─── Data rows

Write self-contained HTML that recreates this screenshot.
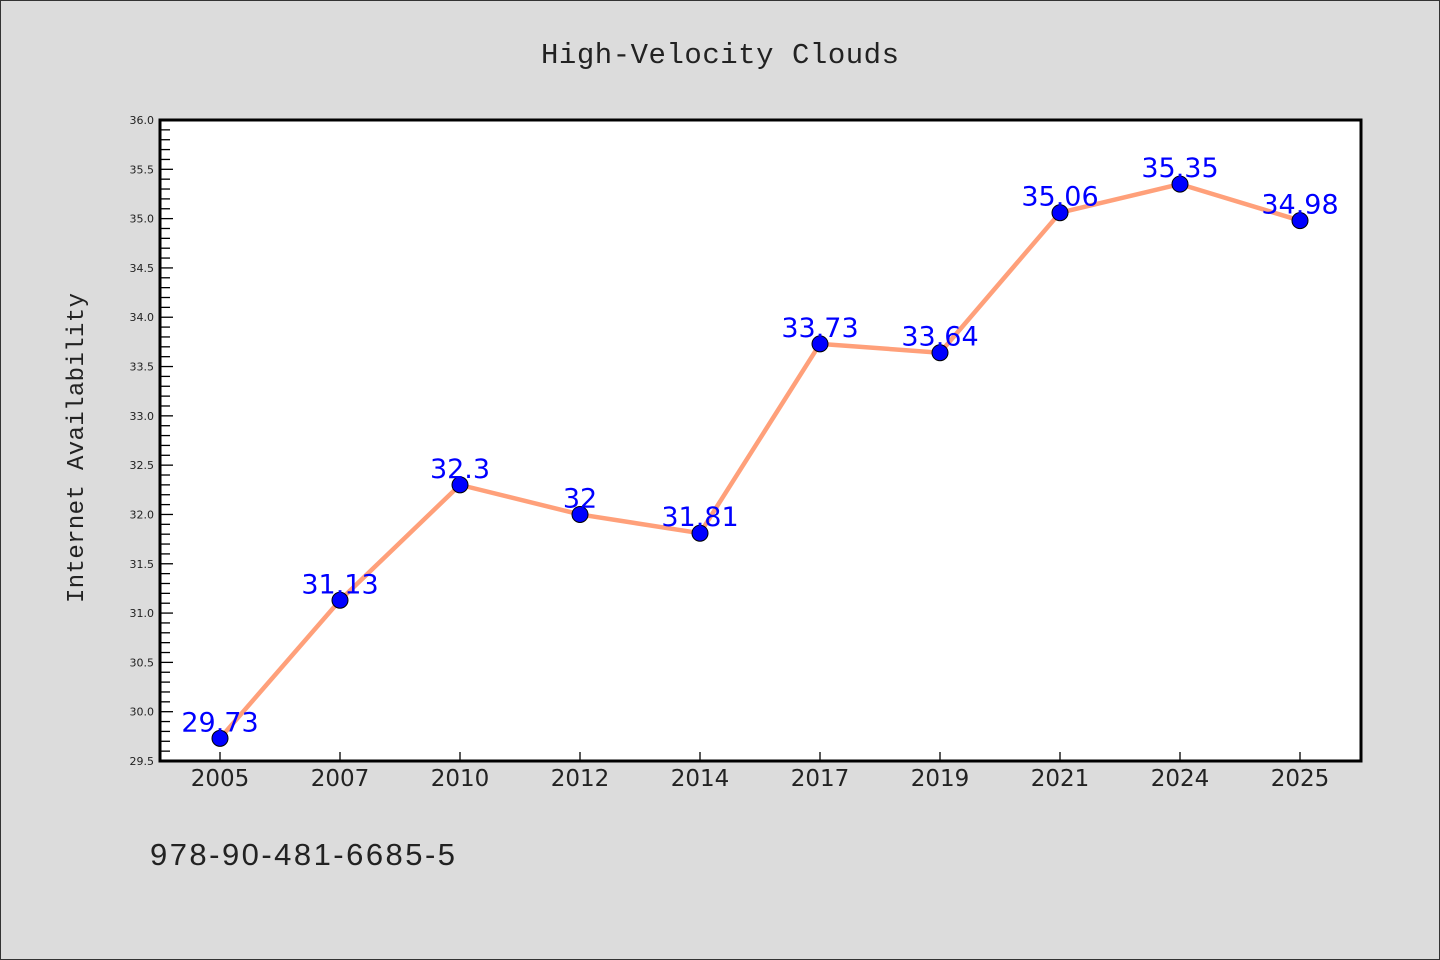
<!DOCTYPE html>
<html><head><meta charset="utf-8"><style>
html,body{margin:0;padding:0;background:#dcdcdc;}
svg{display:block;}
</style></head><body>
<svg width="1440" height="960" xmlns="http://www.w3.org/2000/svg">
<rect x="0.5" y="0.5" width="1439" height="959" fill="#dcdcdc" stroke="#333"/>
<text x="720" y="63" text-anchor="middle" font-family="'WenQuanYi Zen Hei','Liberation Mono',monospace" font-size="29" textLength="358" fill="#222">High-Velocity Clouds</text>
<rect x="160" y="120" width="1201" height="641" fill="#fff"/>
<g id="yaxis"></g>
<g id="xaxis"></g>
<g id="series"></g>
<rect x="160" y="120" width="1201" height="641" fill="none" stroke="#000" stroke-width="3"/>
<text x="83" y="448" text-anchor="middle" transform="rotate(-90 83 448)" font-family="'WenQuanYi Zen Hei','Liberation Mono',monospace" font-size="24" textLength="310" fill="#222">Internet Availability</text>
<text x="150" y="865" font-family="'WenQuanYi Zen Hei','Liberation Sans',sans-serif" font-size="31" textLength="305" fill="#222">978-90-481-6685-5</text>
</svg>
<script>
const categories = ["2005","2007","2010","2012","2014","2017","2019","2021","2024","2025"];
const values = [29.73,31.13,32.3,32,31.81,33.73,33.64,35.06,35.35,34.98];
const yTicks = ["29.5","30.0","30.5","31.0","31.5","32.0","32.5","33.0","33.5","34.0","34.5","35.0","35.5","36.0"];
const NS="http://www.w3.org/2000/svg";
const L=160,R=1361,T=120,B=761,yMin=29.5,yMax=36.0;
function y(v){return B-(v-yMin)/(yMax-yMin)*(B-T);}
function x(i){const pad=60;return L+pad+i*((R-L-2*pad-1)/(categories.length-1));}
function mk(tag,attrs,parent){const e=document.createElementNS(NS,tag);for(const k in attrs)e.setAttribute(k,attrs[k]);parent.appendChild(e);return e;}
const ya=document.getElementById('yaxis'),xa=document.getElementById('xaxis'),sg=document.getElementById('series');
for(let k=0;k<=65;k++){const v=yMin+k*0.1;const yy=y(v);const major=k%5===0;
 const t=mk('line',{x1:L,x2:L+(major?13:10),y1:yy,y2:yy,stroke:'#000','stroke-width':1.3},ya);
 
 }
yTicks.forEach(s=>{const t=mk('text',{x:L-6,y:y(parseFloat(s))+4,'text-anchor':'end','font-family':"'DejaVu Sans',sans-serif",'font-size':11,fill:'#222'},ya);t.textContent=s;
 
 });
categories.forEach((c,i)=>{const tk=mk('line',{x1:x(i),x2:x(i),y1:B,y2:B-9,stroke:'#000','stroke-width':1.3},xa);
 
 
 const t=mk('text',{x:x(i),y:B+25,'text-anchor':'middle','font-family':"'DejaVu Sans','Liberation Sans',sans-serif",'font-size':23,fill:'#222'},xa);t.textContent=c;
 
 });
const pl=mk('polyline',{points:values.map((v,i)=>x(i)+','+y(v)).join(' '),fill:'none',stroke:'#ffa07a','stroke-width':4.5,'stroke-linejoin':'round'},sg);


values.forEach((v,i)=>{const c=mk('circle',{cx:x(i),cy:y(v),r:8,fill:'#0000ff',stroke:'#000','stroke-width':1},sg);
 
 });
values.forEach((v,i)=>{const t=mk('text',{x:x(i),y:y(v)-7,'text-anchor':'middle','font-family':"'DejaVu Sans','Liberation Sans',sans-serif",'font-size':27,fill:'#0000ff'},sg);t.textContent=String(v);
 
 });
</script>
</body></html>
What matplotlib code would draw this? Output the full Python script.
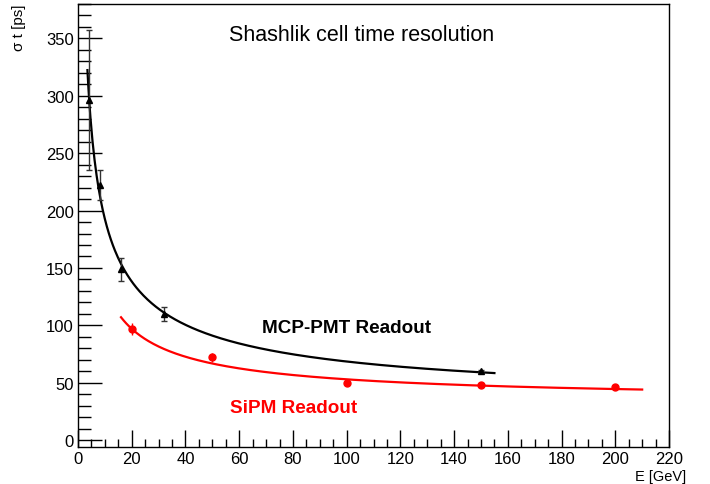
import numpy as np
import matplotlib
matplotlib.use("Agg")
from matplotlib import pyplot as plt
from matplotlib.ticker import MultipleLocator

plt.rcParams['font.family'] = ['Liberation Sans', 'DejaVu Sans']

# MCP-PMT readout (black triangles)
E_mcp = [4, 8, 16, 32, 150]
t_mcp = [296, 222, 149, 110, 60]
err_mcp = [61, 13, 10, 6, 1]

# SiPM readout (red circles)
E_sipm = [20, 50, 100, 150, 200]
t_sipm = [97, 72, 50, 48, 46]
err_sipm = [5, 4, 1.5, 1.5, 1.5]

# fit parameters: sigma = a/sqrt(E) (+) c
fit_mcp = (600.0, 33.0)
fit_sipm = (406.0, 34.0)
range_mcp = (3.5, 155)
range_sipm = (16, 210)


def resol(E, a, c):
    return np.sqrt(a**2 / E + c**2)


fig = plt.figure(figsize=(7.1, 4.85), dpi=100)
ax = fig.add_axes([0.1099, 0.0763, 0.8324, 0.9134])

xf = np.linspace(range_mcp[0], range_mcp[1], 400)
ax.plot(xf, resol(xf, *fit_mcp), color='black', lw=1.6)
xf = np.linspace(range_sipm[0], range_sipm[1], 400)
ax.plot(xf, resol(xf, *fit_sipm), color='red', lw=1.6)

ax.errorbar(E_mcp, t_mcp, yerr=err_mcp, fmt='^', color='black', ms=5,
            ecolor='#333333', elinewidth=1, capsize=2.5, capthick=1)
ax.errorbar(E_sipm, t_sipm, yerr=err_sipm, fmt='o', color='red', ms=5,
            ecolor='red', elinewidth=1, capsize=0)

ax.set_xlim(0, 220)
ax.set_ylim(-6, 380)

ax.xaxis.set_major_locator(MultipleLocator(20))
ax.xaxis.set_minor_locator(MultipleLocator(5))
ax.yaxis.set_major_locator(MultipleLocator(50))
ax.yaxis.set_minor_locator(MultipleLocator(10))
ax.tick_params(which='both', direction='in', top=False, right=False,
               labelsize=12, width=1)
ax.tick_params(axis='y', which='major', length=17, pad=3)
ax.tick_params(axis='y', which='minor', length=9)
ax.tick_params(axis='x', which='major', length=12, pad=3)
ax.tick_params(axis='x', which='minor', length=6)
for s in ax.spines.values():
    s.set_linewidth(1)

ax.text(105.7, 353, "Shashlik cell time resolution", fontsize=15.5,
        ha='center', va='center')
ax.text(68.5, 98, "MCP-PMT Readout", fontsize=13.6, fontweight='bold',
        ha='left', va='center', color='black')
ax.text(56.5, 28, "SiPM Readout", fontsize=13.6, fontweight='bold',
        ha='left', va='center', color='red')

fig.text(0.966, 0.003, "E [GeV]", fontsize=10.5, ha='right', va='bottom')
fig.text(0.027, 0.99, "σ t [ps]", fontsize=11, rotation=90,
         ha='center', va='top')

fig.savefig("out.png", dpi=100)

──────

### Instructions to follow
Quote every line word for word and keep the images out of the copy.

### Answer to the exercise
Write self-contained HTML that recreates this screenshot.
<!DOCTYPE html>
<html><head><meta charset="utf-8"><style>
html,body{margin:0;padding:0;background:#dcdcdc;}
svg{display:block;}
</style></head><body>
<svg width="1440" height="960" xmlns="http://www.w3.org/2000/svg">
<rect x="0.5" y="0.5" width="1439" height="959" fill="#dcdcdc" stroke="#333"/>
<text x="720" y="63" text-anchor="middle" font-family="'WenQuanYi Zen Hei','Liberation Mono',monospace" font-size="29" textLength="358" fill="#222">High-Velocity Clouds</text>
<rect x="160" y="120" width="1201" height="641" fill="#fff"/>
<g id="yaxis"></g>
<g id="xaxis"></g>
<g id="series"></g>
<rect x="160" y="120" width="1201" height="641" fill="none" stroke="#000" stroke-width="3"/>
<text x="83" y="448" text-anchor="middle" transform="rotate(-90 83 448)" font-family="'WenQuanYi Zen Hei','Liberation Mono',monospace" font-size="24" textLength="310" fill="#222">Internet Availability</text>
<text x="150" y="865" font-family="'WenQuanYi Zen Hei','Liberation Sans',sans-serif" font-size="31" textLength="305" fill="#222">978-90-481-6685-5</text>
</svg>
<script>
const categories = ["2005","2007","2010","2012","2014","2017","2019","2021","2024","2025"];
const values = [29.73,31.13,32.3,32,31.81,33.73,33.64,35.06,35.35,34.98];
const yTicks = ["29.5","30.0","30.5","31.0","31.5","32.0","32.5","33.0","33.5","34.0","34.5","35.0","35.5","36.0"];
const NS="http://www.w3.org/2000/svg";
const L=160,R=1361,T=120,B=761,yMin=29.5,yMax=36.0;
function y(v){return B-(v-yMin)/(yMax-yMin)*(B-T);}
function x(i){const pad=60;return L+pad+i*((R-L-2*pad-1)/(categories.length-1));}
function mk(tag,attrs,parent){const e=document.createElementNS(NS,tag);for(const k in attrs)e.setAttribute(k,attrs[k]);parent.appendChild(e);return e;}
const ya=document.getElementById('yaxis'),xa=document.getElementById('xaxis'),sg=document.getElementById('series');
for(let k=0;k<=65;k++){const v=yMin+k*0.1;const yy=y(v);const major=k%5===0;
 const t=mk('line',{x1:L,x2:L+(major?13:10),y1:yy,y2:yy,stroke:'#000','stroke-width':1.3},ya);
 
 }
yTicks.forEach(s=>{const t=mk('text',{x:L-6,y:y(parseFloat(s))+4,'text-anchor':'end','font-family':"'DejaVu Sans',sans-serif",'font-size':11,fill:'#222'},ya);t.textContent=s;
 
 });
categories.forEach((c,i)=>{const tk=mk('line',{x1:x(i),x2:x(i),y1:B,y2:B-9,stroke:'#000','stroke-width':1.3},xa);
 
 
 const t=mk('text',{x:x(i),y:B+25,'text-anchor':'middle','font-family':"'DejaVu Sans','Liberation Sans',sans-serif",'font-size':23,fill:'#222'},xa);t.textContent=c;
 
 });
const pl=mk('polyline',{points:values.map((v,i)=>x(i)+','+y(v)).join(' '),fill:'none',stroke:'#ffa07a','stroke-width':4.5,'stroke-linejoin':'round'},sg);


values.forEach((v,i)=>{const c=mk('circle',{cx:x(i),cy:y(v),r:8,fill:'#0000ff',stroke:'#000','stroke-width':1},sg);
 
 });
values.forEach((v,i)=>{const t=mk('text',{x:x(i),y:y(v)-7,'text-anchor':'middle','font-family':"'DejaVu Sans','Liberation Sans',sans-serif",'font-size':27,fill:'#0000ff'},sg);t.textContent=String(v);
 
 });
</script>
</body></html>
What matplotlib code would draw this? Output the full Python script.
import numpy as np
import matplotlib
matplotlib.use("Agg")
from matplotlib import pyplot as plt
from matplotlib.ticker import MultipleLocator

plt.rcParams['font.family'] = ['Liberation Sans', 'DejaVu Sans']

# MCP-PMT readout (black triangles)
E_mcp = [4, 8, 16, 32, 150]
t_mcp = [296, 222, 149, 110, 60]
err_mcp = [61, 13, 10, 6, 1]

# SiPM readout (red circles)
E_sipm = [20, 50, 100, 150, 200]
t_sipm = [97, 72, 50, 48, 46]
err_sipm = [5, 4, 1.5, 1.5, 1.5]

# fit parameters: sigma = a/sqrt(E) (+) c
fit_mcp = (600.0, 33.0)
fit_sipm = (406.0, 34.0)
range_mcp = (3.5, 155)
range_sipm = (16, 210)


def resol(E, a, c):
    return np.sqrt(a**2 / E + c**2)


fig = plt.figure(figsize=(7.1, 4.85), dpi=100)
ax = fig.add_axes([0.1099, 0.0763, 0.8324, 0.9134])

xf = np.linspace(range_mcp[0], range_mcp[1], 400)
ax.plot(xf, resol(xf, *fit_mcp), color='black', lw=1.6)
xf = np.linspace(range_sipm[0], range_sipm[1], 400)
ax.plot(xf, resol(xf, *fit_sipm), color='red', lw=1.6)

ax.errorbar(E_mcp, t_mcp, yerr=err_mcp, fmt='^', color='black', ms=5,
            ecolor='#333333', elinewidth=1, capsize=2.5, capthick=1)
ax.errorbar(E_sipm, t_sipm, yerr=err_sipm, fmt='o', color='red', ms=5,
            ecolor='red', elinewidth=1, capsize=0)

ax.set_xlim(0, 220)
ax.set_ylim(-6, 380)

ax.xaxis.set_major_locator(MultipleLocator(20))
ax.xaxis.set_minor_locator(MultipleLocator(5))
ax.yaxis.set_major_locator(MultipleLocator(50))
ax.yaxis.set_minor_locator(MultipleLocator(10))
ax.tick_params(which='both', direction='in', top=False, right=False,
               labelsize=12, width=1)
ax.tick_params(axis='y', which='major', length=17, pad=3)
ax.tick_params(axis='y', which='minor', length=9)
ax.tick_params(axis='x', which='major', length=12, pad=3)
ax.tick_params(axis='x', which='minor', length=6)
for s in ax.spines.values():
    s.set_linewidth(1)

ax.text(105.7, 353, "Shashlik cell time resolution", fontsize=15.5,
        ha='center', va='center')
ax.text(68.5, 98, "MCP-PMT Readout", fontsize=13.6, fontweight='bold',
        ha='left', va='center', color='black')
ax.text(56.5, 28, "SiPM Readout", fontsize=13.6, fontweight='bold',
        ha='left', va='center', color='red')

fig.text(0.966, 0.003, "E [GeV]", fontsize=10.5, ha='right', va='bottom')
fig.text(0.027, 0.99, "σ t [ps]", fontsize=11, rotation=90,
         ha='center', va='top')

fig.savefig("out.png", dpi=100)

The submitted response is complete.